> [YOUR TASK]
Print each line exactly as it is given.

┄┄┄┄┄┄

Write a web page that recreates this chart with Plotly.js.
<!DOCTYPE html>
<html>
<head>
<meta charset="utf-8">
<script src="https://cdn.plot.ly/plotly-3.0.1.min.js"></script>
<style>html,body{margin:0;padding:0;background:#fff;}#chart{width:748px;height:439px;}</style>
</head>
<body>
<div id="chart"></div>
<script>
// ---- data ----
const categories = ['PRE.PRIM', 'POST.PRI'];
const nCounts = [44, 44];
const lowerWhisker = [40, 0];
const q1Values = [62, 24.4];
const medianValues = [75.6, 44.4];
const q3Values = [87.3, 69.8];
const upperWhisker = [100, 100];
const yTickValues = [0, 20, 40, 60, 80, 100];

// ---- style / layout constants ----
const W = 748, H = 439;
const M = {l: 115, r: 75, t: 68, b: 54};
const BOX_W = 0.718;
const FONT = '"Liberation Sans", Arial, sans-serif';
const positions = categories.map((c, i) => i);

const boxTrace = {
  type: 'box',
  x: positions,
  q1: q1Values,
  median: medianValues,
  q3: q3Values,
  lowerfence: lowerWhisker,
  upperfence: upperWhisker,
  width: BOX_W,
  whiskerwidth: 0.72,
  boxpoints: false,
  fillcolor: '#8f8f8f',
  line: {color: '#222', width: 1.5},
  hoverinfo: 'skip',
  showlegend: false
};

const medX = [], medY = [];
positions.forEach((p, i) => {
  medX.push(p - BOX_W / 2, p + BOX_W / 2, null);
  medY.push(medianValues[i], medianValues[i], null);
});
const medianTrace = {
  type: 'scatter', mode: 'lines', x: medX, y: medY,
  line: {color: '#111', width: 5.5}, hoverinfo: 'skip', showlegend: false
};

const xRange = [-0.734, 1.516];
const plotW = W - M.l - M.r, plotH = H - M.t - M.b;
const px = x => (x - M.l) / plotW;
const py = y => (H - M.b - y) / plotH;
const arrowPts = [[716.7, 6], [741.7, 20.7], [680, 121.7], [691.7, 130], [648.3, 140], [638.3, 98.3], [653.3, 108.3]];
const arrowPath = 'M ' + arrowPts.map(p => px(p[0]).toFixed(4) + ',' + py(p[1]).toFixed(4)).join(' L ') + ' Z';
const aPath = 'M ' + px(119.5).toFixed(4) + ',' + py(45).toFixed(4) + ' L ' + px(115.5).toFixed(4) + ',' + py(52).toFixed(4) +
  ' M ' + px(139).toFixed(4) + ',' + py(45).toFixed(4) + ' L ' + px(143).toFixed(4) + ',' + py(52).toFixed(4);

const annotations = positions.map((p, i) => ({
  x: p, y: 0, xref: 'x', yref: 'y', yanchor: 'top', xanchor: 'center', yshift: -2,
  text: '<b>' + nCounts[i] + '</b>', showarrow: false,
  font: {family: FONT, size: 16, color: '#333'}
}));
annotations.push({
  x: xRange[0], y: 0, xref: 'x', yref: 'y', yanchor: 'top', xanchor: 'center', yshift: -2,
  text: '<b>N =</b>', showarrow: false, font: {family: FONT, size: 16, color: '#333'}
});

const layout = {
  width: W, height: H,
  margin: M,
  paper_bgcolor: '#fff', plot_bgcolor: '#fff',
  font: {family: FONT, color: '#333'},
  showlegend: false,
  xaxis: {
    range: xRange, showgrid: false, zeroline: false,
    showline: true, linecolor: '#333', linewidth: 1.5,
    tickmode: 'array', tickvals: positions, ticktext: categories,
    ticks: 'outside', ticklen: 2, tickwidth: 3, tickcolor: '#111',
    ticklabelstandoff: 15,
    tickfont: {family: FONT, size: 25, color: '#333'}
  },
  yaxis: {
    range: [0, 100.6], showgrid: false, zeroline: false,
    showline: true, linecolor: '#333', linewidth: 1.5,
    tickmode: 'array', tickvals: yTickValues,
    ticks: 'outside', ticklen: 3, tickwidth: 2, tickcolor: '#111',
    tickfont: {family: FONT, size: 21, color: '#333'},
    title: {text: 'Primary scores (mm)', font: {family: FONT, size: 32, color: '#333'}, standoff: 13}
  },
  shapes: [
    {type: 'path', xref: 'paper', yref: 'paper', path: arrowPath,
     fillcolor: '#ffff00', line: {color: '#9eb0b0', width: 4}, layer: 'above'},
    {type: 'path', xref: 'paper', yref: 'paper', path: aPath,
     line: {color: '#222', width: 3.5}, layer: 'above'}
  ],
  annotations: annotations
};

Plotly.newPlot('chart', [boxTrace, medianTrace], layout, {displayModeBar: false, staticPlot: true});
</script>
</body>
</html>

┄┄┄┄┄┄

> [SOLUTION TO THIS PROBLEM]
Write a web page that recreates this chart with Plotly.js.
<!DOCTYPE html>
<html>
<head>
<meta charset="utf-8">
<script src="https://cdn.plot.ly/plotly-3.0.1.min.js"></script>
<style>html,body{margin:0;padding:0;background:#fff;}#chart{width:748px;height:439px;}</style>
</head>
<body>
<div id="chart"></div>
<script>
// ---- data ----
const categories = ['PRE.PRIM', 'POST.PRI'];
const nCounts = [44, 44];
const lowerWhisker = [40, 0];
const q1Values = [62, 24.4];
const medianValues = [75.6, 44.4];
const q3Values = [87.3, 69.8];
const upperWhisker = [100, 100];
const yTickValues = [0, 20, 40, 60, 80, 100];

// ---- style / layout constants ----
const W = 748, H = 439;
const M = {l: 115, r: 75, t: 68, b: 54};
const BOX_W = 0.718;
const FONT = '"Liberation Sans", Arial, sans-serif';
const positions = categories.map((c, i) => i);

const boxTrace = {
  type: 'box',
  x: positions,
  q1: q1Values,
  median: medianValues,
  q3: q3Values,
  lowerfence: lowerWhisker,
  upperfence: upperWhisker,
  width: BOX_W,
  whiskerwidth: 0.72,
  boxpoints: false,
  fillcolor: '#8f8f8f',
  line: {color: '#222', width: 1.5},
  hoverinfo: 'skip',
  showlegend: false
};

const medX = [], medY = [];
positions.forEach((p, i) => {
  medX.push(p - BOX_W / 2, p + BOX_W / 2, null);
  medY.push(medianValues[i], medianValues[i], null);
});
const medianTrace = {
  type: 'scatter', mode: 'lines', x: medX, y: medY,
  line: {color: '#111', width: 5.5}, hoverinfo: 'skip', showlegend: false
};

const xRange = [-0.734, 1.516];
const plotW = W - M.l - M.r, plotH = H - M.t - M.b;
const px = x => (x - M.l) / plotW;
const py = y => (H - M.b - y) / plotH;
const arrowPts = [[716.7, 6], [741.7, 20.7], [680, 121.7], [691.7, 130], [648.3, 140], [638.3, 98.3], [653.3, 108.3]];
const arrowPath = 'M ' + arrowPts.map(p => px(p[0]).toFixed(4) + ',' + py(p[1]).toFixed(4)).join(' L ') + ' Z';
const aPath = 'M ' + px(119.5).toFixed(4) + ',' + py(45).toFixed(4) + ' L ' + px(115.5).toFixed(4) + ',' + py(52).toFixed(4) +
  ' M ' + px(139).toFixed(4) + ',' + py(45).toFixed(4) + ' L ' + px(143).toFixed(4) + ',' + py(52).toFixed(4);

const annotations = positions.map((p, i) => ({
  x: p, y: 0, xref: 'x', yref: 'y', yanchor: 'top', xanchor: 'center', yshift: -2,
  text: '<b>' + nCounts[i] + '</b>', showarrow: false,
  font: {family: FONT, size: 16, color: '#333'}
}));
annotations.push({
  x: xRange[0], y: 0, xref: 'x', yref: 'y', yanchor: 'top', xanchor: 'center', yshift: -2,
  text: '<b>N =</b>', showarrow: false, font: {family: FONT, size: 16, color: '#333'}
});

const layout = {
  width: W, height: H,
  margin: M,
  paper_bgcolor: '#fff', plot_bgcolor: '#fff',
  font: {family: FONT, color: '#333'},
  showlegend: false,
  xaxis: {
    range: xRange, showgrid: false, zeroline: false,
    showline: true, linecolor: '#333', linewidth: 1.5,
    tickmode: 'array', tickvals: positions, ticktext: categories,
    ticks: 'outside', ticklen: 2, tickwidth: 3, tickcolor: '#111',
    ticklabelstandoff: 15,
    tickfont: {family: FONT, size: 25, color: '#333'}
  },
  yaxis: {
    range: [0, 100.6], showgrid: false, zeroline: false,
    showline: true, linecolor: '#333', linewidth: 1.5,
    tickmode: 'array', tickvals: yTickValues,
    ticks: 'outside', ticklen: 3, tickwidth: 2, tickcolor: '#111',
    tickfont: {family: FONT, size: 21, color: '#333'},
    title: {text: 'Primary scores (mm)', font: {family: FONT, size: 32, color: '#333'}, standoff: 13}
  },
  shapes: [
    {type: 'path', xref: 'paper', yref: 'paper', path: arrowPath,
     fillcolor: '#ffff00', line: {color: '#9eb0b0', width: 4}, layer: 'above'},
    {type: 'path', xref: 'paper', yref: 'paper', path: aPath,
     line: {color: '#222', width: 3.5}, layer: 'above'}
  ],
  annotations: annotations
};

Plotly.newPlot('chart', [boxTrace, medianTrace], layout, {displayModeBar: false, staticPlot: true});
</script>
</body>
</html>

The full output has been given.